Title Spectral Theory of Families of Self-Adjoint Operators
Publisher Kluwer Academic Publishers
Year of publication 1991
   
Reviewed by S. Cobzas

This book is dedicated to the construction of mathematical models for a number of physical systems in the language of families of commuting self-adjoint operators. The spectral theory of finitely many commuting self-adjoint operators is treated in the book of M.Sh. Birman and M.Z. Solomyak, The spectral theory of self-adjoint operators in Hilbert spaces, Leningrad University Press, Leningrad-1980 (in Russian), and the applications of self-adjoint operators in modern mathematical physics is presented largely in the four volumes of the book of M. Reed and B. Simon, Methods of modern mathematical physics, Academic Press, from 1972 to 1978. The spectral theory for arbitrary systems of commuting self-adjoint operators was treated by Yu. A. Berezanskii, Self-adjoint operators in spaces of functions of infinitely many variables, Naukova Dumka, Kiev 1978, English translation, Amer. Math. Soc., Providence R.I., 1986. The author concentrates in this book on a special case of such systems, namely countable collections of commuting self-adjoint operators and their joint spectral properties. Such collections have a lot of additional properties which yield a simplification of the formulations of general theorems as well as a number of new assertions, similar to their finite dimensional analogues. There exists a comparable situation in the study of random sequence, because one can consider a commuting family of self-adjoint operators as a "non-realized" random field. The correspondence between problems in the theory of random processes and the theory of infinite families of commuting operators is treated in the fourth part of the book.

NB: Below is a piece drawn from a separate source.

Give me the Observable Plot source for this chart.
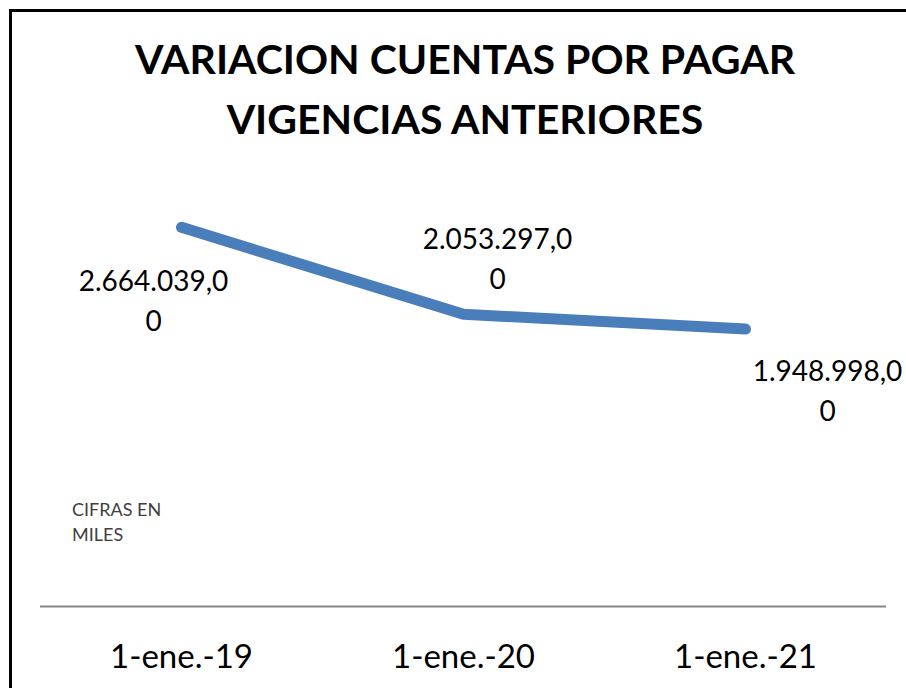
<!DOCTYPE html>
<html>
<head>
<meta charset="utf-8">
<script src="https://cdn.jsdelivr.net/npm/d3@7"></script>
<script src="https://cdn.jsdelivr.net/npm/@observablehq/plot@0.6"></script>
<style>
  html, body { margin: 0; padding: 0; background: #fff; }
  body { width: 906px; height: 688px; overflow: hidden; position: relative; font-family: Lato, "Open Sans", sans-serif; }
  #frame { position: absolute; left: 9px; top: 9px; width: 1200px; height: 1200px;
           border-left: 3px solid #000; border-top: 3px solid #000; box-sizing: border-box; }
  #title { position: absolute; left: 0; width: 930px; top: 29px; text-align: center;
           font-weight: 700; font-size: 41px; line-height: 60px; color: #000; }
  #note { position: absolute; left: 72px; top: 497px; font-size: 18px; line-height: 25px; color: #404040; }
  #chart { position: absolute; left: 0; top: 0; }
</style>
</head>
<body>
<div id="frame"></div>
<div id="chart"></div>
<div id="title">VARIACION CUENTAS POR PAGAR<br>VIGENCIAS ANTERIORES</div>
<div id="note">CIFRAS EN<br>MILES</div>
<script>
const fechas = ["1-ene.-19", "1-ene.-20", "1-ene.-21"];
const valores = [2664039, 2053297, 1948998];
const yDominio = [0, 3000000];

const data = fechas.map((f, i) => ({fecha: f, valor: valores[i], i}));
const fmt = d3.formatLocale({decimal: ",", thousands: ".", grouping: [3], currency: ["$", ""]}).format(",.2f");
const etiqueta = d => { const s = fmt(d.valor); return s.slice(0, -1) + "\n" + s.slice(-1); };

const labelOpts = {x: "fecha", y: "valor", text: etiqueta, fontSize: 28, lineAnchor: "top",
                   lineHeight: 1.41, textAnchor: "middle", fill: "#000"};

const chart = Plot.plot({
  width: 906,
  height: 688,
  marginLeft: 40,
  marginRight: 20,
  marginTop: 179,
  marginBottom: 82,
  style: {fontFamily: "Lato, 'Open Sans', sans-serif", color: "#000", background: "transparent", overflow: "visible"},
  x: {type: "point", domain: fechas, padding: 0.5},
  y: {domain: yDominio, axis: null},
  marks: [
    Plot.ruleY([0], {stroke: "#868686", strokeWidth: 2}),
    Plot.axisX({tickSize: 0, tickPadding: 38, fontSize: 33, label: null}),
    Plot.line(data, {x: "fecha", y: "valor", stroke: "#4a7ebb", strokeWidth: 11,
                     strokeLinecap: "round", strokeLinejoin: "round"}),
    Plot.text(data.filter(d => d.i === 0), {...labelOpts, dx: -28, dy: 36}),
    Plot.text(data.filter(d => d.i === 1), {...labelOpts, dx: 34, dy: -93}),
    Plot.text(data.filter(d => d.i === 2), {...labelOpts, dx: 82, dy: 24})
  ]
});
document.getElementById("chart").appendChild(chart);
</script>
</body>
</html>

The theory of countable families of commuting self-adjoint operators is also connected with the theory of unitary representations of inductive limits of commutative locally compact simply connected Lie groups, a topic treated in the second chapter of the book. These theories are then applied in Chapter 3 to the study of differential operators with constant coefficients on functions of countably many variables.

The book is divided into four parts and twelve chapters: Part I, Families of commuting normal operators; Part II. Inductive limits of finite-dimensional Lie algebras and their representations, Part III. Collections of unbounded self-adjoint operators satisfying general relations; and Part IV. Representations of operator algebras and non-commutative random sequences.

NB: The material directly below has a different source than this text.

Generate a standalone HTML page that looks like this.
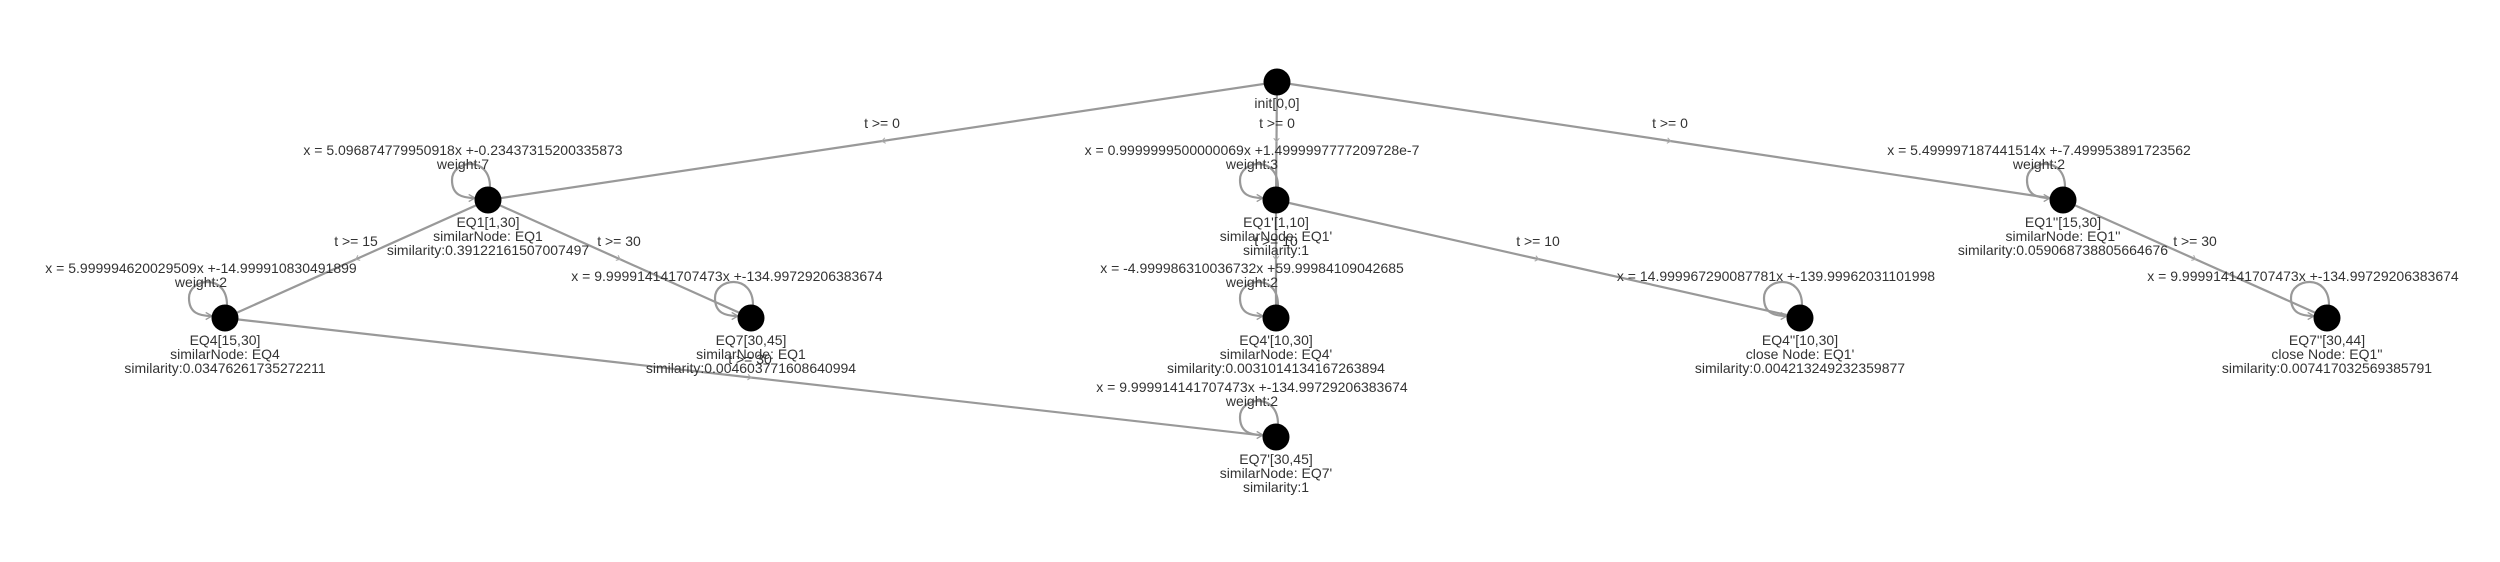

The theory of *-algebras and their representations begins only in the fourth part, where non-commutative probability theory, non-commutative random sequences and non-commutative dynamical systems are introduced, studied and applied to problems in quantum physics.

The result is a fine book, accessible to people familiar with a basic university course in mathematics, including an exposition of the theory of unbounded self-adjoint operators. Some more special results needed for the reading of the book are measure theory on sequence spaces, unitary representations of Lie groups and Lie algebras and some fundamental facts of the theory of *-algebras and their representations.

The book appears in excellent typographical conditions, contains a large bibliography and certainly will become and indispensable tool for all interested in mathematical models of quantum systems.